At least with the last two examples provided, there is a slight, tiny minuscule chance I can stomach through it if I had a gun pointed at my head or something. There is not stomaching through with my next example: People who take to social media to add a custom filter to their profile picture amid a disaster.

I can use hundreds of examples as tragedy strikes daily. The one on my mind, however, is what gave me the inspiration to even write this column. On November 28, 2016, a charter flight carrying Brazilian soccer team Chapecoense crashed in Medellín, Colombia killing all but six of the 77 passengers on board. Tragic right? The real tragedy laid in what I saw when I logged onto Facebook. Every profile picture I saw had a hashtag Vamos Chape filter with a green border and the team’s crest on the top right corner. Over half of the motherfuckers who did were not even soccer fans. And I am certain they did not even have a clue what a Chapecoense even was.

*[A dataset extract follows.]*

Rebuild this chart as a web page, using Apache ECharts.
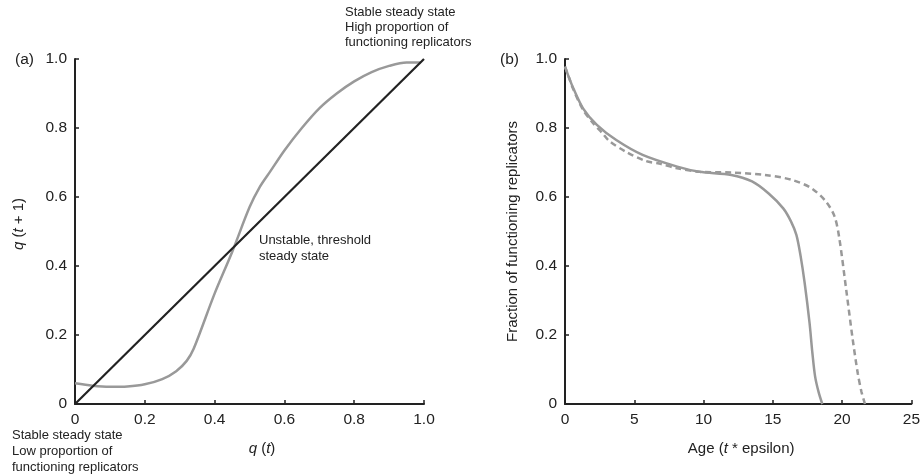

How many of you have ever even been to Paris? Been atop the Eiffel Tower? Not as many as those who put the French flag filter on their profile picture after the 2015 November Paris attacks. Let us just call this what it is. Clout chasing. Trying to act like you are an intellectual who is up to date with the latest global news. You just look pathetic. A conformist who will hop on the latest fad just to seem cool. Answer me this? What is the clout to dollar conversion rate? Or let me know how much those seven likes on your custom profile picture put into your bank account that day. You think you are part of the solution, but in reality, you are nothing but the problem.

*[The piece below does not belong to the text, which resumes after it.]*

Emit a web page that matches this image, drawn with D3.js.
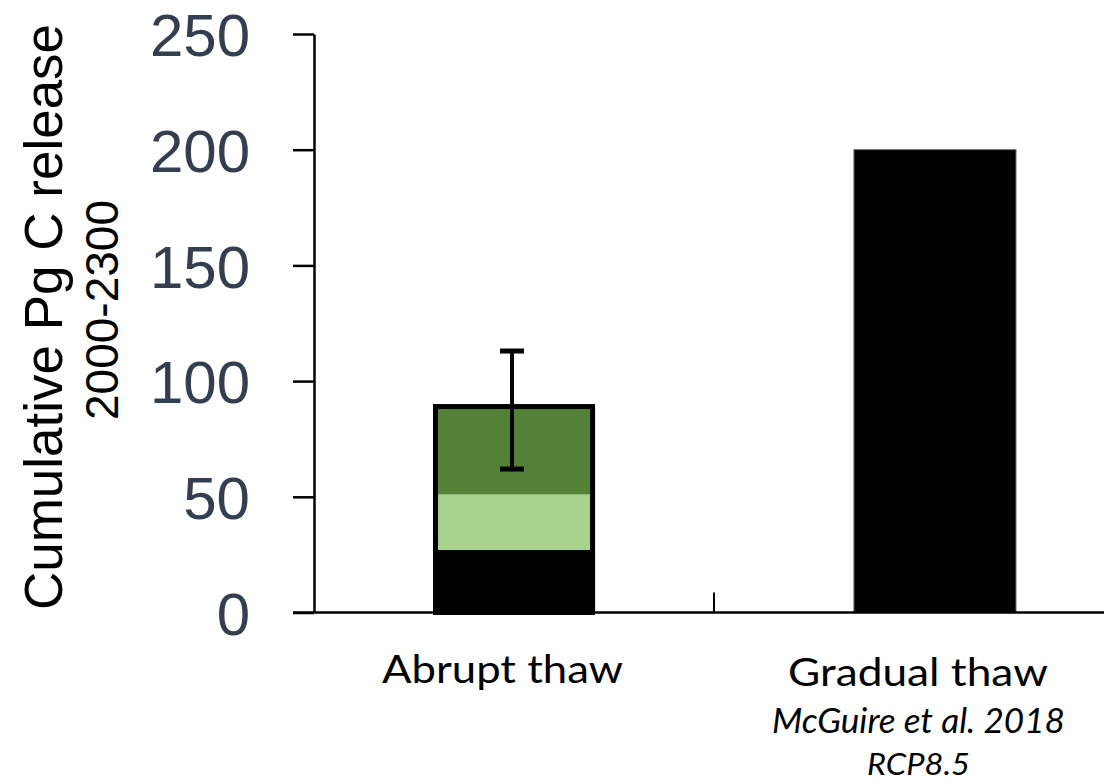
<!DOCTYPE html>
<html>
<head>
<meta charset="utf-8">
<script src="https://cdn.jsdelivr.net/npm/d3@7"></script>
<style>
  html, body { margin: 0; padding: 0; background: #fff; }
  svg { display: block; }
</style>
</head>
<body>
<svg id="chart" width="1104" height="782"></svg>
<script>
// ---- data ----
const categories = ["Abrupt thaw", "Gradual thaw"];
const segmentNames = ["base", "light", "dark"];
const abruptSegments = [27, 24, 38];          // black, light green, dark green
const gradualValue = [200];
const abruptError = [62, 113];                // low, high
const yTicks = [0, 50, 100, 150, 200, 250];
const subLabels = ["McGuire et al. 2018", "RCP8.5"];
const yTitle = "Cumulative Pg C release";
const yTitle2 = "2000-2300";

// ---- layout ----
const svg = d3.select("#chart");
const axisX = 314;
const y = d3.scaleLinear().domain([0, 250]).range([612.5, 34]);
const xBar = d3.scaleBand().domain(categories).range([433, 1016]).paddingInner(0.615).paddingOuter(0);
const xAxisBand = d3.scaleBand().domain(categories).range([axisX, 1114]);
const bw = xBar.bandwidth();
const segColors = { base: "#000000", light: "#A9D18E", dark: "#538135" };

// ---- bars: abrupt (stacked) ----
const stackData = [{ cat: categories[0], base: abruptSegments[0], light: abruptSegments[1], dark: abruptSegments[2] }];
const series = d3.stack().keys(segmentNames)(stackData);
const g = svg.append("g");
series.forEach(s => {
  s.forEach(d => {
    g.append("rect")
      .attr("x", xBar(d.data.cat))
      .attr("y", y(d[1]))
      .attr("width", bw)
      .attr("height", y(d[0]) - y(d[1]))
      .attr("fill", segColors[s.key]);
  });
});
const total = d3.sum(abruptSegments);
g.append("rect")
  .attr("x", xBar(categories[0]) + 2.5)
  .attr("y", y(total))
  .attr("width", bw - 5)
  .attr("height", y(0) - y(total))
  .attr("fill", "none")
  .attr("stroke", "#000")
  .attr("stroke-width", 5);

// ---- bar: gradual ----
g.append("rect")
  .attr("x", xBar(categories[1]))
  .attr("y", y(gradualValue[0]))
  .attr("width", bw)
  .attr("height", y(0) - y(gradualValue[0]))
  .attr("fill", "#000")
  .attr("stroke", "#666")
  .attr("stroke-width", 1);

// ---- error bar ----
const ex = xBar(categories[0]) + bw / 2 - 2;
g.append("line").attr("x1", ex).attr("x2", ex)
  .attr("y1", y(abruptError[0])).attr("y2", y(abruptError[1]))
  .attr("stroke", "#000").attr("stroke-width", 4);
abruptError.forEach(v => {
  g.append("line").attr("x1", ex - 12).attr("x2", ex + 12)
    .attr("y1", y(v)).attr("y2", y(v))
    .attr("stroke", "#000").attr("stroke-width", 5);
});

// ---- y axis ----
const yAxis = d3.axisLeft(y).tickValues(yTicks).tickSize(21).tickSizeOuter(0).tickPadding(43).tickFormat(d3.format("d"));
const ya = svg.append("g").attr("transform", `translate(${axisX},0)`).call(yAxis);
ya.select(".domain").attr("stroke", "#000").attr("stroke-width", 2.5);
ya.selectAll(".tick line").attr("stroke", "#000").attr("stroke-width", 2.5);
ya.selectAll(".tick text")
  .attr("fill", "#333F50")
  .style("font-family", "'Liberation Sans', Arial, Helvetica, sans-serif")
  .style("font-size", "60px")
  .attr("dy", "0.36em");

// ---- x axis line and divider tick ----
svg.append("line").attr("x1", 293).attr("x2", 1104)
  .attr("y1", y(0)).attr("y2", y(0))
  .attr("stroke", "#000").attr("stroke-width", 2.5);
svg.append("line")
  .attr("x1", xAxisBand(categories[1])).attr("x2", xAxisBand(categories[1]))
  .attr("y1", y(0)).attr("y2", y(0) - 20)
  .attr("stroke", "#000").attr("stroke-width", 2);

// ---- category labels ----
const labelOffsets = [-11.5, -17];
const labelWidths = [241, 260];
categories.forEach((c, i) => {
  svg.append("text")
    .attr("x", xBar(c) + bw / 2 + labelOffsets[i])
    .attr("y", i === 0 ? 683 : 686)
    .attr("text-anchor", "middle")
    .attr("textLength", labelWidths[i])
    .attr("lengthAdjust", "spacingAndGlyphs")
    .style("font-family", "Lato, 'Open Sans', sans-serif")
    .style("font-size", "39px")
    .attr("fill", "#000")
    .text(c);
});
const subX = xBar(categories[1]) + bw / 2 - 16.5;
const subY = [733, 775];
const subW = [293, 103];
const subSize = [35, 31];
subLabels.forEach((t, i) => {
  svg.append("text")
    .attr("x", subX)
    .attr("y", subY[i])
    .attr("text-anchor", "middle")
    .attr("textLength", subW[i])
    .attr("lengthAdjust", "spacingAndGlyphs")
    .style("font-family", "Lato, 'Open Sans', sans-serif")
    .style("font-style", "italic")
    .style("font-size", subSize[i] + "px")
    .attr("fill", "#000")
    .text(t);
});

// ---- y titles ----
svg.append("text")
  .attr("transform", "translate(62,317) rotate(-90)")
  .attr("text-anchor", "middle")
  .style("font-family", "'Liberation Sans', Arial, Helvetica, sans-serif")
  .style("font-size", "53px")
  .attr("fill", "#000")
  .text(yTitle);
svg.append("text")
  .attr("transform", "translate(118,310) rotate(-90)")
  .attr("text-anchor", "middle")
  .style("font-family", "'Liberation Sans', Arial, Helvetica, sans-serif")
  .style("font-size", "46px")
  .attr("fill", "#000")
  .text(yTitle2);
</script>
</body>
</html>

Funny how selective we want to be with this sudden act of kindness too. A series of terrorist bombing attacks struck the island country of Sri Lanka. Killing nearly 360 people just this past Easter. And yet, not one alert from Facebook or profile picture change with a hashtag and filter for Sri Lanka. But I am not surprised. How many of you have ever even heard of Sri Lanka? And no, the Nicki Minaj lyric from “Monster” “With a bad bitch that came from Sri Lanka” does not count.

It is also funny how it is always the same profile picture receiving this “makeover” with each new tragedy. But that picture is not even you anymore. The pounds? They have made their way to the cheeks (both), tummy, and thighs. And it shows. You hang on to the last good picture you took off yourself and roll with that. It is not even a roll anymore; it is a full tumble at this point.

I feel sorry for those who were or are from Paris or Brazil or whatever country is suffering. Something as simple and quirky as a custom filter for a profile picture that should have served as the commencement of a nation’s healing process has instead shown us who the clout farmers are.